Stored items
==*==

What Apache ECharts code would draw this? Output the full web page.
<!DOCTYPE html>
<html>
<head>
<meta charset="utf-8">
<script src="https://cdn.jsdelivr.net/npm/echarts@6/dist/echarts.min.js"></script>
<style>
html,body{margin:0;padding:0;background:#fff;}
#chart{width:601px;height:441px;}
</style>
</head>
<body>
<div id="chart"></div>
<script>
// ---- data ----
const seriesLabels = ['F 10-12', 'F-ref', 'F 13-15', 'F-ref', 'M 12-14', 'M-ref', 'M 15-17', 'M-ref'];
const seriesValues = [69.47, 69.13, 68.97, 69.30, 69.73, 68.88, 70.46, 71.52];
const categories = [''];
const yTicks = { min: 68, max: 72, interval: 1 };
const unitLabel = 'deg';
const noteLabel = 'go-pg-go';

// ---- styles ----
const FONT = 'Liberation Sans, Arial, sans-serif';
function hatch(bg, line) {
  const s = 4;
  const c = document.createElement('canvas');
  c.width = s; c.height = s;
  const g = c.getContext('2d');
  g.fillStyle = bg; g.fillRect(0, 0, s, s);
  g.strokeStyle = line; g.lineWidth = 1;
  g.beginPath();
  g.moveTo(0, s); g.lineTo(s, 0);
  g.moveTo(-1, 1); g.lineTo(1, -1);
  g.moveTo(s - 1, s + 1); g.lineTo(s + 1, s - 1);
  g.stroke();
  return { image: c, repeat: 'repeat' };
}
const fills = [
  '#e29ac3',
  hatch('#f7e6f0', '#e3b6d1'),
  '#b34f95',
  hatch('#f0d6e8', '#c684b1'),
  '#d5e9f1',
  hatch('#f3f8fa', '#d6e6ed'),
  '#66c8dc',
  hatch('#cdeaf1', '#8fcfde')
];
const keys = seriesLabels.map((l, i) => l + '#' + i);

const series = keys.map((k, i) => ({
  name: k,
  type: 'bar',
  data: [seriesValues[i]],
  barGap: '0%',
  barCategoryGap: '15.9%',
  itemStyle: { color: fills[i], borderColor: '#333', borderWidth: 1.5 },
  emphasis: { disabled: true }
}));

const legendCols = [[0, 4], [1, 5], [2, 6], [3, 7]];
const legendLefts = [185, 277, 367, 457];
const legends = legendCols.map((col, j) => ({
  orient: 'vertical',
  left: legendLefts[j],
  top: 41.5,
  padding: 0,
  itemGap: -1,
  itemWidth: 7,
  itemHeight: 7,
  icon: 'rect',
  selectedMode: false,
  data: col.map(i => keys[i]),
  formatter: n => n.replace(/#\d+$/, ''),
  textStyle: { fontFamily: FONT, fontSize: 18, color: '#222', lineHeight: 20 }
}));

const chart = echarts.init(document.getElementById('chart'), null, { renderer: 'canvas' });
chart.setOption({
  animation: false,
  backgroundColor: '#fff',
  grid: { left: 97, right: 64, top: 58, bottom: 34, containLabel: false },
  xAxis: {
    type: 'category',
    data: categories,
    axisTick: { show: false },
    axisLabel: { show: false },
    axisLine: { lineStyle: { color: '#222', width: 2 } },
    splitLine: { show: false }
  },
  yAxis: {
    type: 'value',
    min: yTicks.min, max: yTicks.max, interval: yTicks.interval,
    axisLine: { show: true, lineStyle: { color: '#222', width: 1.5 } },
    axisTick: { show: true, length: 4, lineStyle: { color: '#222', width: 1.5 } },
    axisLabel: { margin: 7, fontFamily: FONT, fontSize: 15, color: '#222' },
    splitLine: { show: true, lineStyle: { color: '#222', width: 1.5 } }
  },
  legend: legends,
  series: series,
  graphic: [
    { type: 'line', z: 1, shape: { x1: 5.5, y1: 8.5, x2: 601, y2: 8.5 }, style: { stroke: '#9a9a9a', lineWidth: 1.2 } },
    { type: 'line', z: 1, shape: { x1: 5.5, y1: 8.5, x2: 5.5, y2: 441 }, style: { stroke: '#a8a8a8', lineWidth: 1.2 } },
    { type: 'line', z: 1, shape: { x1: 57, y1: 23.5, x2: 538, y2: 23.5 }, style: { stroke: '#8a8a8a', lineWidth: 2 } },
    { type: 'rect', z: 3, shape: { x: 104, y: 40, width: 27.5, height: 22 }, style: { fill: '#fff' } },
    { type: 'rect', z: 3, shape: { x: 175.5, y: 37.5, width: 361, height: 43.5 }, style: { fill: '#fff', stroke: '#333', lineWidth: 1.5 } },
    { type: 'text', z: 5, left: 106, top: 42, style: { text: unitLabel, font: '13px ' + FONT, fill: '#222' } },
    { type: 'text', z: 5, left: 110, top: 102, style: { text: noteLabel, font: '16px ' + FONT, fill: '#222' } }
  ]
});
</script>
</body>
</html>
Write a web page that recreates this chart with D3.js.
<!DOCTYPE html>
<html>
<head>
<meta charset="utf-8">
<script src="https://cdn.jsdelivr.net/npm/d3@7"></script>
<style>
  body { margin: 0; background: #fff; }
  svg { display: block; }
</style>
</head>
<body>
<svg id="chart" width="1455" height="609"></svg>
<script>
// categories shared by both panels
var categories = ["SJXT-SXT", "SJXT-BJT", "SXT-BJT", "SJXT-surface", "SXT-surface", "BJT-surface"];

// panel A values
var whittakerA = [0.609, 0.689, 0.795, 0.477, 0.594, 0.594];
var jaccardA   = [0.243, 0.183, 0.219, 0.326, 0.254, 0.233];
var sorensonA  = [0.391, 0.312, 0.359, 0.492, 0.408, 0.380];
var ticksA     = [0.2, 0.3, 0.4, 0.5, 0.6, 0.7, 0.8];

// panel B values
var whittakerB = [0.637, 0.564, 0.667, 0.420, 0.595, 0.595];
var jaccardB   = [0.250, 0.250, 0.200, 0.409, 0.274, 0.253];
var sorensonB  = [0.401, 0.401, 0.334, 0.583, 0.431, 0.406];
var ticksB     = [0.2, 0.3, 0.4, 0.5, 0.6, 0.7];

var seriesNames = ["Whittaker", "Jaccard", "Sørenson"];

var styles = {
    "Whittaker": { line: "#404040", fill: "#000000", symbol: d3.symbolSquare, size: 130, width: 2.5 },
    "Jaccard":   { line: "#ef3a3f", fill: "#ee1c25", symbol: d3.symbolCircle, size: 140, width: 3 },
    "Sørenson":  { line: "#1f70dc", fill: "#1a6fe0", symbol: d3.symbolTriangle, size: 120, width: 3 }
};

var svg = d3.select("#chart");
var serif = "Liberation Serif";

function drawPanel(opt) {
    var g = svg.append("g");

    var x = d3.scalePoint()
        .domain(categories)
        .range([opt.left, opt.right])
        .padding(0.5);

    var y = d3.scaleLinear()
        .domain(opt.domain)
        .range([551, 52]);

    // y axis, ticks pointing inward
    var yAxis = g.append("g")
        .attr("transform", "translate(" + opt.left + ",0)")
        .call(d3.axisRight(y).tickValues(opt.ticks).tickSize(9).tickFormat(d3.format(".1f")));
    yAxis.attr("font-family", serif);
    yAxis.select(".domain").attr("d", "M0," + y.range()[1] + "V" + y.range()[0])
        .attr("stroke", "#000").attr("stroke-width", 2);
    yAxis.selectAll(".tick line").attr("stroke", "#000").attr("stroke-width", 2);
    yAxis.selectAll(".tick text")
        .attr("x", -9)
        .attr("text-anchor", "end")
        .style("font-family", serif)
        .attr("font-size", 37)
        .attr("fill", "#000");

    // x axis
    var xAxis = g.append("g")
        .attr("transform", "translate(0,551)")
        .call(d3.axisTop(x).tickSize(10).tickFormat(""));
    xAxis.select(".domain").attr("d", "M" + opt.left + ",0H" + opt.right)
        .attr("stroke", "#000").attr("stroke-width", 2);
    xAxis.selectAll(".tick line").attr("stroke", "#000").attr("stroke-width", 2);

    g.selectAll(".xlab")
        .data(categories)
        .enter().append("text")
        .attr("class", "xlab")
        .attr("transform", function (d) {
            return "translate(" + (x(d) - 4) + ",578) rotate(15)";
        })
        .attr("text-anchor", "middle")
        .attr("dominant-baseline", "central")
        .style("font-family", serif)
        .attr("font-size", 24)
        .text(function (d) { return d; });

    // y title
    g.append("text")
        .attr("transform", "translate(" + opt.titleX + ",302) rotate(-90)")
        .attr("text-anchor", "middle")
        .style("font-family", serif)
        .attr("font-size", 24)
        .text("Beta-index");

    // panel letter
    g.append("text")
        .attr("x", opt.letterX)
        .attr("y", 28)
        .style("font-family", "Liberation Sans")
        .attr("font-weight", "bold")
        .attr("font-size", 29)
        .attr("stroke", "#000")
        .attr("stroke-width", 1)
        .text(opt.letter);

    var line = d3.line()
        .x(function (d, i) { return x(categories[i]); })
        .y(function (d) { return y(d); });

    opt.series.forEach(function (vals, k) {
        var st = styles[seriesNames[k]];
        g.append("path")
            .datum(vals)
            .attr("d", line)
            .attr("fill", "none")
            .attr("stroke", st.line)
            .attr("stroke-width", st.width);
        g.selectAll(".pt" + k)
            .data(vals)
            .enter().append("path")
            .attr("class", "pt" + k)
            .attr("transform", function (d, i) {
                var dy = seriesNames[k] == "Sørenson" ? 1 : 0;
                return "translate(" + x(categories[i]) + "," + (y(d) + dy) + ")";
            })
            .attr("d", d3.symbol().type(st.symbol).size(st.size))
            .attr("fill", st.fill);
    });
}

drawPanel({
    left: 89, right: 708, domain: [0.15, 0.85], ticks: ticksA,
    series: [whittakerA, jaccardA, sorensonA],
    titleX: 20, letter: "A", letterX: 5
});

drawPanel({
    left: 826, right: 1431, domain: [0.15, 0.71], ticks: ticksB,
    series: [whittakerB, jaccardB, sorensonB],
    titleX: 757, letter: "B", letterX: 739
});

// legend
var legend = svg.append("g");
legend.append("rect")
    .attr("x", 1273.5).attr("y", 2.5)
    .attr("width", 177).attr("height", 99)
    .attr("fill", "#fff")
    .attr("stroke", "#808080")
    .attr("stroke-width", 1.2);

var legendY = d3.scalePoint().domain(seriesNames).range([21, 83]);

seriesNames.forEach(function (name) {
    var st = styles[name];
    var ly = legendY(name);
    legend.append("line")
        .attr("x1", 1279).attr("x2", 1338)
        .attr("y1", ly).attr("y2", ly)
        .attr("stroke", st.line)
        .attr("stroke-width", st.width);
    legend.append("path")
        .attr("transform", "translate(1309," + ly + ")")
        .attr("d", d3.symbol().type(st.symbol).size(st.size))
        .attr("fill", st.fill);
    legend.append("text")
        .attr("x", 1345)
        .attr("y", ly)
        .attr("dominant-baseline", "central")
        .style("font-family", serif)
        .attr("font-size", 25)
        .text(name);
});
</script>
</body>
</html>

==*==

◆ PROMPT ◆
Copy all lines above containing the string "page".

◆ RESULT OF THE EXERCISE ◆
What Apache ECharts code would draw this? Output the full web page.
Write a web page that recreates this chart with D3.js.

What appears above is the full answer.